The development of Next Generation Sequencing (NGS) technologies has allowed deep characterization of highly variable sequences such as viral or mitochondrial genomes. With respect to RNA and ssDNA viruses, their low replication fidelity generates viral populations consisting of complex mutant spectra termed viral quasispecies. Their study is of special interest as they can be considered a phenotypic reservoir1. Similarly, heteroplasmy of human mitochondrial genomes, in which different sequences are found within a single individual, might have important clinical consequences.
For the analysis of the mutant spectrum of such hypervariable sequences from NGS data, we have developed QuasiFlow, a workflow designed in AutoFlow2 that uses Illumina reads. QuasiFlow provides information about DNA variability, such as SNPs, indels and recombination events (Figure 1). Furthermore, it allows haplotype reconstruction of viral quasispecies and characterization of its diversity through normalized Shannon index, nucleotide diversity and mutation networks. Quasiflow performs also a comparative study among samples, based on correlation, ANOVA and PCA analysis, in order to determine which parameters are affected by the experiment and how the samples behave according to their biological origin.

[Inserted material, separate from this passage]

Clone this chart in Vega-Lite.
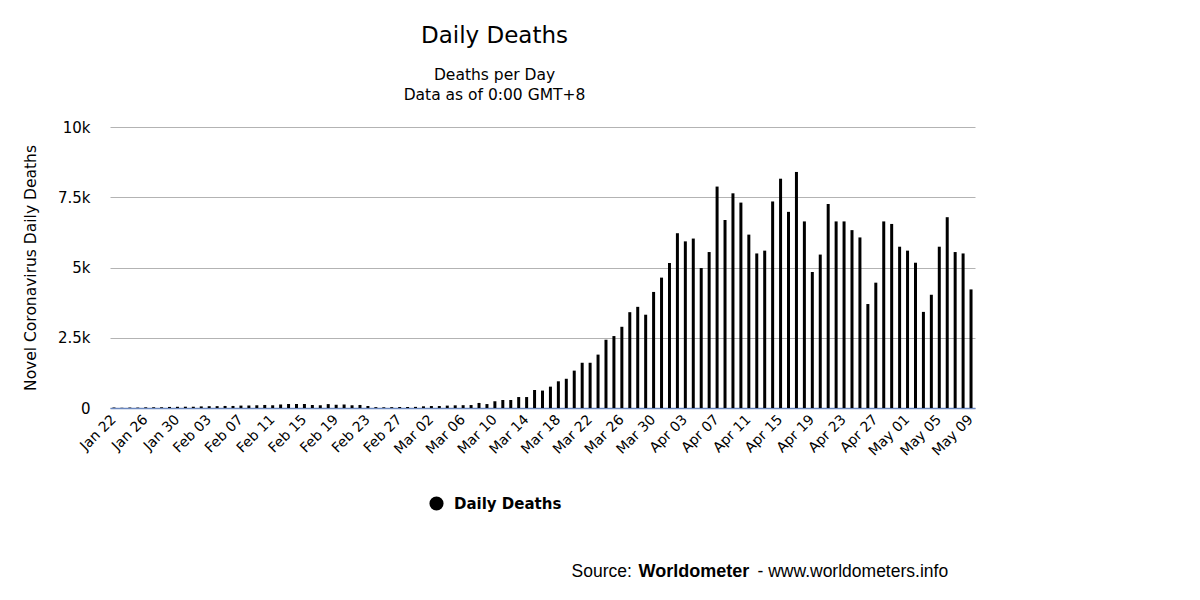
{
  "$schema": "https://vega.github.io/schema/vega-lite/v6.json",
  "autosize": {"type": "none"},
  "padding": {"left": 110, "top": 127, "right": 225, "bottom": 192},
  "width": 865,
  "height": 281,
  "background": "white",
  "title": {
    "text": "Daily Deaths",
    "subtitle": ["Deaths per Day", "Data as of 0:00 GMT+8"],
    "anchor": "middle",
    "dx": -48,
    "offset": 17,
    "font": "DejaVu Sans",
    "fontSize": 23,
    "fontWeight": "normal",
    "color": "#000",
    "subtitleFont": "DejaVu Sans",
    "subtitleFontSize": 15.5,
    "subtitleColor": "#000",
    "subtitleLineHeight": 20,
    "subtitlePadding": 20
  },
  "data": {
    "values": [
      {"date": "Jan 22", "deaths": 17}, {"date": "Jan 23", "deaths": 8}, {"date": "Jan 24", "deaths": 16},
      {"date": "Jan 25", "deaths": 15}, {"date": "Jan 26", "deaths": 24}, {"date": "Jan 27", "deaths": 26},
      {"date": "Jan 28", "deaths": 26}, {"date": "Jan 29", "deaths": 38}, {"date": "Jan 30", "deaths": 43},
      {"date": "Jan 31", "deaths": 46}, {"date": "Feb 01", "deaths": 45}, {"date": "Feb 02", "deaths": 57},
      {"date": "Feb 03", "deaths": 64}, {"date": "Feb 04", "deaths": 66}, {"date": "Feb 05", "deaths": 73},
      {"date": "Feb 06", "deaths": 73}, {"date": "Feb 07", "deaths": 86}, {"date": "Feb 08", "deaths": 89},
      {"date": "Feb 09", "deaths": 97}, {"date": "Feb 10", "deaths": 108}, {"date": "Feb 11", "deaths": 97},
      {"date": "Feb 12", "deaths": 125}, {"date": "Feb 13", "deaths": 142}, {"date": "Feb 14", "deaths": 143},
      {"date": "Feb 15", "deaths": 142}, {"date": "Feb 16", "deaths": 106}, {"date": "Feb 17", "deaths": 98},
      {"date": "Feb 18", "deaths": 139}, {"date": "Feb 19", "deaths": 115}, {"date": "Feb 20", "deaths": 125},
      {"date": "Feb 21", "deaths": 97}, {"date": "Feb 22", "deaths": 108}, {"date": "Feb 23", "deaths": 71},
      {"date": "Feb 24", "deaths": 30}, {"date": "Feb 25", "deaths": 25}, {"date": "Feb 26", "deaths": 30},
      {"date": "Feb 27", "deaths": 35}, {"date": "Feb 28", "deaths": 35}, {"date": "Feb 29", "deaths": 40},
      {"date": "Mar 01", "deaths": 60}, {"date": "Mar 02", "deaths": 70}, {"date": "Mar 03", "deaths": 70},
      {"date": "Mar 04", "deaths": 85}, {"date": "Mar 05", "deaths": 95}, {"date": "Mar 06", "deaths": 100},
      {"date": "Mar 07", "deaths": 105}, {"date": "Mar 08", "deaths": 180}, {"date": "Mar 09", "deaths": 140},
      {"date": "Mar 10", "deaths": 240}, {"date": "Mar 11", "deaths": 285}, {"date": "Mar 12", "deaths": 285},
      {"date": "Mar 13", "deaths": 390}, {"date": "Mar 14", "deaths": 390}, {"date": "Mar 15", "deaths": 640},
      {"date": "Mar 16", "deaths": 620}, {"date": "Mar 17", "deaths": 760}, {"date": "Mar 18", "deaths": 950},
      {"date": "Mar 19", "deaths": 1040}, {"date": "Mar 20", "deaths": 1330}, {"date": "Mar 21", "deaths": 1610},
      {"date": "Mar 22", "deaths": 1610}, {"date": "Mar 23", "deaths": 1900}, {"date": "Mar 24", "deaths": 2430},
      {"date": "Mar 25", "deaths": 2560}, {"date": "Mar 26", "deaths": 2890}, {"date": "Mar 27", "deaths": 3410},
      {"date": "Mar 28", "deaths": 3600}, {"date": "Mar 29", "deaths": 3320}, {"date": "Mar 30", "deaths": 4130},
      {"date": "Mar 31", "deaths": 4640}, {"date": "Apr 01", "deaths": 5160}, {"date": "Apr 02", "deaths": 6220},
      {"date": "Apr 03", "deaths": 5930}, {"date": "Apr 04", "deaths": 6030}, {"date": "Apr 05", "deaths": 4980},
      {"date": "Apr 06", "deaths": 5550}, {"date": "Apr 07", "deaths": 7880}, {"date": "Apr 08", "deaths": 6690},
      {"date": "Apr 09", "deaths": 7640}, {"date": "Apr 10", "deaths": 7310}, {"date": "Apr 11", "deaths": 6170},
      {"date": "Apr 12", "deaths": 5500}, {"date": "Apr 13", "deaths": 5600}, {"date": "Apr 14", "deaths": 7350},
      {"date": "Apr 15", "deaths": 8160}, {"date": "Apr 16", "deaths": 6980}, {"date": "Apr 17", "deaths": 8400},
      {"date": "Apr 18", "deaths": 6640}, {"date": "Apr 19", "deaths": 4840}, {"date": "Apr 20", "deaths": 5460},
      {"date": "Apr 21", "deaths": 7260}, {"date": "Apr 22", "deaths": 6640}, {"date": "Apr 23", "deaths": 6640},
      {"date": "Apr 24", "deaths": 6330}, {"date": "Apr 25", "deaths": 6070}, {"date": "Apr 26", "deaths": 3700},
      {"date": "Apr 27", "deaths": 4460}, {"date": "Apr 28", "deaths": 6640}, {"date": "Apr 29", "deaths": 6550},
      {"date": "Apr 30", "deaths": 5740}, {"date": "May 01", "deaths": 5600}, {"date": "May 02", "deaths": 5170},
      {"date": "May 03", "deaths": 3420}, {"date": "May 04", "deaths": 4030}, {"date": "May 05", "deaths": 5740},
      {"date": "May 06", "deaths": 6790}, {"date": "May 07", "deaths": 5550}, {"date": "May 08", "deaths": 5500},
      {"date": "May 09", "deaths": 4220}
    ]
  },
  "resolve": {"axis": {"x": "independent"}},
  "layer": [
    {
      "mark": {"type": "bar", "width": 3},
      "encoding": {
        "x": {
          "field": "date", "type": "ordinal", "sort": null,
          "scale": {"paddingInner": 0, "paddingOuter": 0},
          "axis": {
            "orient": "bottom",
            "values": ["Jan 22", "Jan 26", "Jan 30", "Feb 03", "Feb 07", "Feb 11", "Feb 15", "Feb 19", "Feb 23", "Feb 27", "Mar 02", "Mar 06", "Mar 10", "Mar 14", "Mar 18", "Mar 22", "Mar 26", "Mar 30", "Apr 03", "Apr 07", "Apr 11", "Apr 15", "Apr 19", "Apr 23", "Apr 27", "May 01", "May 05", "May 09"],
            "labelAngle": -45,
            "labelAlign": "right",
            "labelBaseline": "middle",
            "labelPadding": 9,
            "labelFont": "DejaVu Sans",
            "labelFontSize": 14,
            "labelColor": "#000",
            "ticks": false,
            "domainColor": "#6b88c0",
            "domainWidth": 1.5,
            "grid": false,
            "title": "Source:",
            "titleFont": "Liberation Sans",
            "titleFontSize": 17.5,
            "titleFontWeight": "normal",
            "titleColor": "#000",
            "titleAlign": "left",
            "titleAnchor": "start",
            "titleBaseline": "alphabetic",
            "titleAngle": 0,
            "titleX": 461,
            "titleY": 168
          }
        },
        "y": {
          "field": "deaths", "type": "quantitative",
          "scale": {"domain": [0, 10000]},
          "axis": {
            "values": [0, 2500, 5000, 7500, 10000],
            "labelExpr": "datum.value == 0 ? '0' : format(datum.value / 1000, '~g') + 'k'",
            "labelFont": "DejaVu Sans",
            "labelFontSize": 15,
            "labelColor": "#000",
            "labelPadding": 20,
            "ticks": false,
            "domain": false,
            "gridColor": "#b3b3b3",
            "gridWidth": 1,
            "title": "Novel Coronavirus Daily Deaths",
            "titleFont": "DejaVu Sans",
            "titleFontSize": 15.5,
            "titleFontWeight": "normal",
            "titleColor": "#000",
            "titlePadding": 19
          }
        },
        "color": {
          "datum": "Daily Deaths",
          "type": "nominal",
          "scale": {"range": ["#000000"]},
          "legend": {
            "title": null,
            "orient": "none",
            "legendX": 319,
            "legendY": 369,
            "padding": 0,
            "symbolType": "circle",
            "symbolSize": 200,
            "symbolStrokeWidth": 0,
            "labelFont": "DejaVu Sans",
            "labelFontSize": 15,
            "labelFontWeight": "bold",
            "labelColor": "#000",
            "labelOffset": 10
          }
        }
      }
    },
    {
      "mark": {"type": "bar", "width": 3, "opacity": 0},
      "encoding": {
        "x": {
          "field": "date", "type": "ordinal", "sort": null,
          "axis": {
            "orient": "bottom",
            "labels": false, "ticks": false, "domain": false, "grid": false,
            "title": "Worldometer",
            "titleFont": "Liberation Sans",
            "titleFontSize": 18,
            "titleFontWeight": "bold",
            "titleColor": "#000",
            "titleAlign": "left",
            "titleAnchor": "start",
            "titleBaseline": "alphabetic",
            "titleAngle": 0,
            "titleX": 528,
            "titleY": 168
          }
        },
        "y": {"field": "deaths", "type": "quantitative"}
      }
    },
    {
      "mark": {"type": "bar", "width": 3, "opacity": 0},
      "encoding": {
        "x": {
          "field": "date", "type": "ordinal", "sort": null,
          "axis": {
            "orient": "bottom",
            "labels": false, "ticks": false, "domain": false, "grid": false,
            "title": "- www.worldometers.info",
            "titleFont": "Liberation Sans",
            "titleFontSize": 17.5,
            "titleFontWeight": "normal",
            "titleColor": "#000",
            "titleAlign": "left",
            "titleAnchor": "start",
            "titleBaseline": "alphabetic",
            "titleAngle": 0,
            "titleX": 647,
            "titleY": 168
          }
        },
        "y": {"field": "deaths", "type": "quantitative"}
      }
    }
  ],
  "config": {
    "view": {"stroke": null}
  }
}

In this work, we have applied QuasiFlow to analyze the population structure of the begomovirus Tomato yellow leaf curl virus (TYLCV) infectious clone inoculated in Arabidopsis thaliana plants, using HiSeq or MiSeq reads. Their analysis allowed detection of minor quasispecies variants with a frequency of 10-4 to 10-5 and reconstructed the haplotypes present in the sample. In addition, QuasiFlow was used to discover variants and recombinants in mixed infections of tomato plants. These results show the fast generation of recombinant genomes in geminivirus mixed infections and demonstrate the potential of QuasiFlow for the analysis of mutant spectra using Illumina MiSeq sequencing data. We have extended the use of QuasiFlow to the analysis of highly variable sequences such as the mitochondrial DNA. For that, we have analyzed DNA Illumina Miseq reads from 47 human mitochondrial samples from different cell lines obtained from the NCBI SRA database. Quasiflow generated automatically SNPs, SNP frequencies, indels and analyzed up to 23 variables using PCA analysis and performed an hierarchical clustering of the samples. Our analysis was able to detect pathological variants presented in a frequency lower than 1%.